Interestingly, I noticed that the STI has had an impressive run, coming off a low of 25xx to break past the 3000 level in the past few months. However, is this move sustainable?
Taking a closer look at this weekly chart which shows the historical prices over the last 20 years or so, one thing which stands out is that the market has been in a 7 YEAR sideways stagnation.
If we look back at the whole history of the index, this is somewhat unprecedented.
Which could explain why popularity in this market (as well as trading volumes) has been waning. In short, it does seem like a dying market.
Not to mention that during this same time period, the US stock markets have been steadily creeping up.
If we look at the most recent red shaded circle, that is where the current price is, and it seems to be running into massive headwinds. This means that the potential upside could be quite limited.
If we observe the large sideways range that prices have been moving in, the price is now at the top of the range. And we know that the best strategy in a range is to “buy low, sell high”, which means that the odds do not favour much more upside, unless there is some new strong positive price catalyst.
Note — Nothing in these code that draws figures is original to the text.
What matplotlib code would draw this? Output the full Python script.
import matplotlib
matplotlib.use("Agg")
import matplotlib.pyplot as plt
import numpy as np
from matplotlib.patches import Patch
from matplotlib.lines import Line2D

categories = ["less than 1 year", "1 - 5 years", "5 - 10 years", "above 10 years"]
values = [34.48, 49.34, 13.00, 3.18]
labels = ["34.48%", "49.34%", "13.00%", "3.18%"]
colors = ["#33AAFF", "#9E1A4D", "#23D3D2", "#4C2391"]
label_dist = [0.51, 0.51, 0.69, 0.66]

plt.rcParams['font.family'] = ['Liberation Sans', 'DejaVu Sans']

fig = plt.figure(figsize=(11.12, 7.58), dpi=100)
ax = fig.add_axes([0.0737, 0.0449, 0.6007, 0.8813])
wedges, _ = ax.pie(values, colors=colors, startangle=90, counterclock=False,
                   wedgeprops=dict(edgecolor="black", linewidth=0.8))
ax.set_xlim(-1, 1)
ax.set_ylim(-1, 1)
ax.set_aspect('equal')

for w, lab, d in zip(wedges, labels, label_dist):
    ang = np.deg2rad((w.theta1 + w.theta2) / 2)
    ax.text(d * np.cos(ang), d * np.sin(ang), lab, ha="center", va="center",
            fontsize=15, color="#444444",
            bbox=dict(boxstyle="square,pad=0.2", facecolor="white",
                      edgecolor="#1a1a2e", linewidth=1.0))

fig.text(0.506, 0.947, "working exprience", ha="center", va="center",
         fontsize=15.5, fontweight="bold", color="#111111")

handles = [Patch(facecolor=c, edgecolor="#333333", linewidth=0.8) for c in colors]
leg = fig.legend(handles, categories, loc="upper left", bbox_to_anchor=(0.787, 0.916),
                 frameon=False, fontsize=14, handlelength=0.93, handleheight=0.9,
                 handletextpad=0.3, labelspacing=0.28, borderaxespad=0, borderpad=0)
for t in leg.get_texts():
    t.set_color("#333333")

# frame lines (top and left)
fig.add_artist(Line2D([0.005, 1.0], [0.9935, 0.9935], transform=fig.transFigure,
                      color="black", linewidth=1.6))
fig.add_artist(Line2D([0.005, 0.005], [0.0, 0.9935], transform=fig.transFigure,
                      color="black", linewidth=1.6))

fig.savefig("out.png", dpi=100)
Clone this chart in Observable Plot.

However, a cursory glance at recent news headlines seems to be painting a rather gloomy picture, with muted growth forecasts and ominous employment statistics. This tell me that downside catalysts are more likely that upside ones. In other words, there is more chance of a negative shock rather than a positive shock for prices.
In light of all these factors, I am planning to cash out most or all of my profits, and wait for more favourable odds to redeploy my capital. As a trader and investor, timing is always key.